The Hellhole

Sunday, August 22, 2010

Friday, my brother got a bill from Verizon for $2,700.00. No, that's not the bad part - the bad part is, his cell phone service is with AT&T.

He's called all the credit reporting services and his credit card companies, and thus far (fingers crossed) the cell phone appears to be the only breach. What a hassle, though!

Yesterday, we took Finnovar and Mister Fusspot to the vet for their annual checkups. I was a little worried about Finnovar's weight loss. At first, I was glad he was losing weight because he was a, fluffy, let's say, but it was going beyond a point that I felt comfortable. Fortunately, there's nothing wrong with him that's causing the weight loss, like kitty diabetes or kidney failure; he's just getting older. Dr. Smith recommended feeding him white-meat chicken for mega-protein so we got a package and I'm cooking some now. I added some rough-chopped carrots and celery, because who would want to eat just plain boiled chicken? Erm, and if I'm honest, some herbs de Provence and dry white wine too. It's my kitty; I'm allowed to spoil him. (Remember that massive pet-food recall of a few years ago? Here is how Mister Finnovar dealt with that.)

Mister Fusspot was less than pleased about his veterinary excursion.

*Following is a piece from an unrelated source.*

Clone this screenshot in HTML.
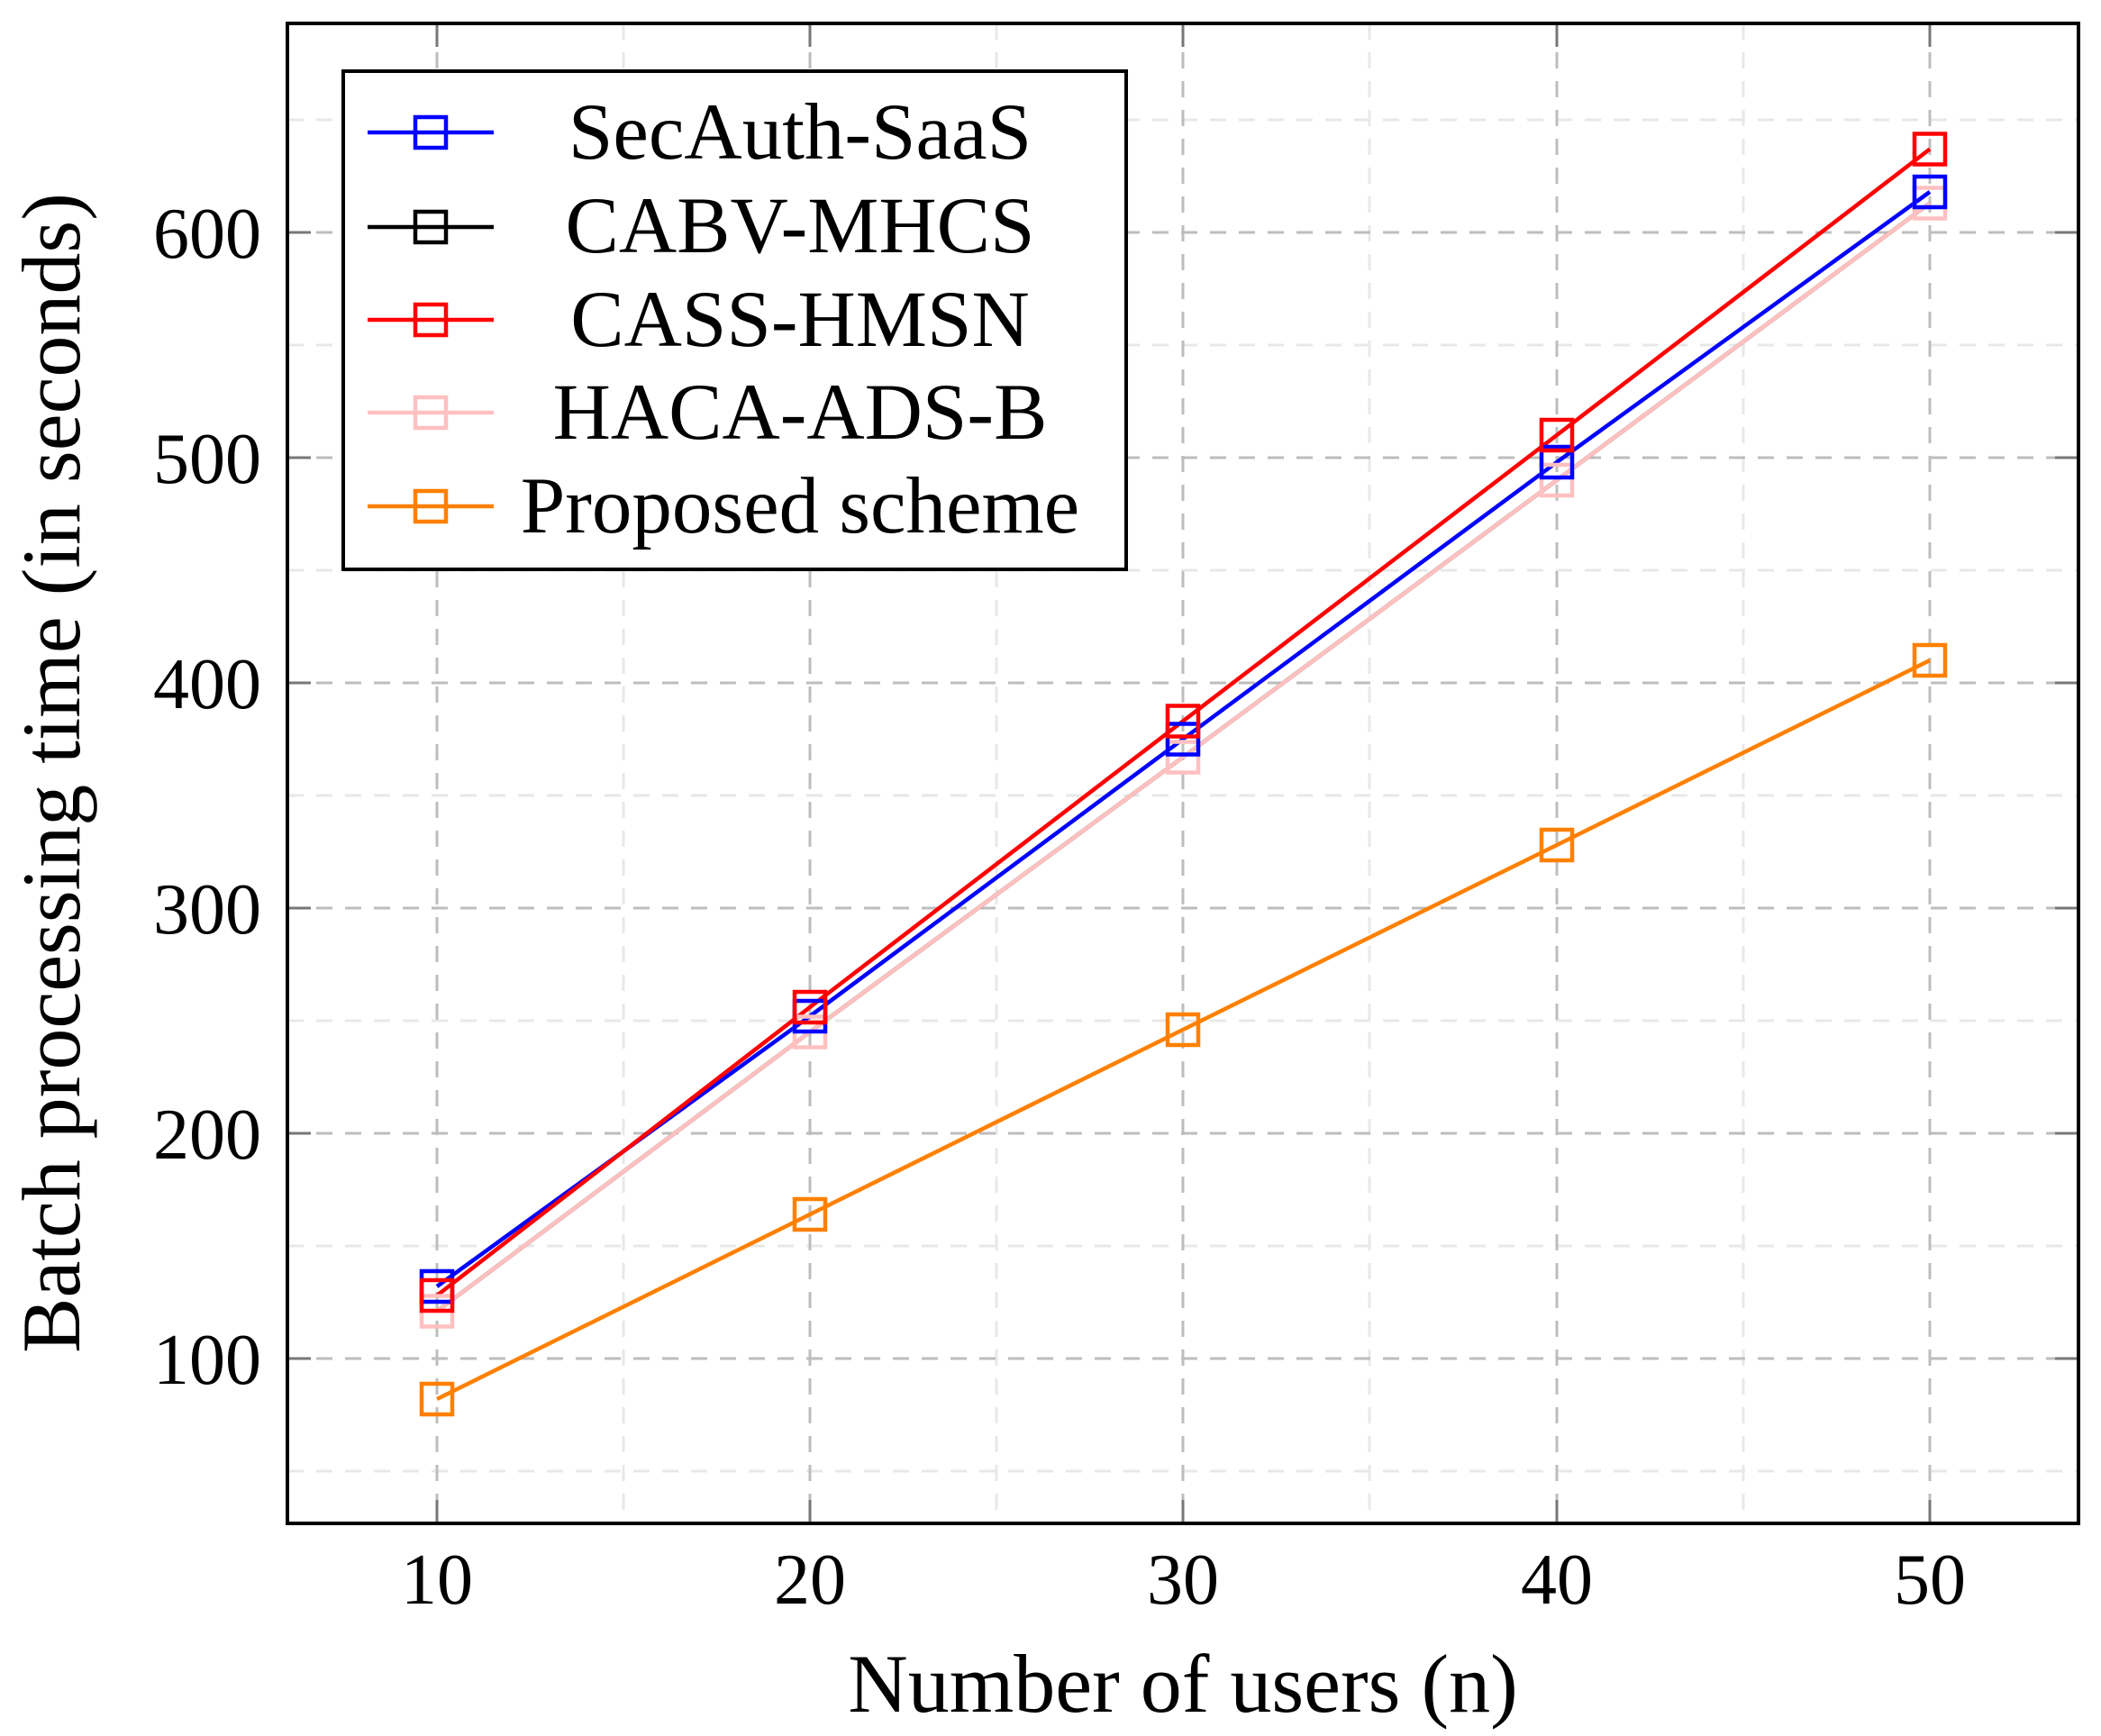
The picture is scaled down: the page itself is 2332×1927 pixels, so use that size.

"See, now, the stabbings - that's one thing. I'm a tough guy...kind of a badass. I can take a stabbing."

"But the turd-burgling?!? That just wasn't called for."

"Tell you lot are so interested in what-all's up my butt, I'll put a nice smelly ol' poo in your shoe later, and you can have a look at that. I'mma rest up first - this is going to be a BIG poo."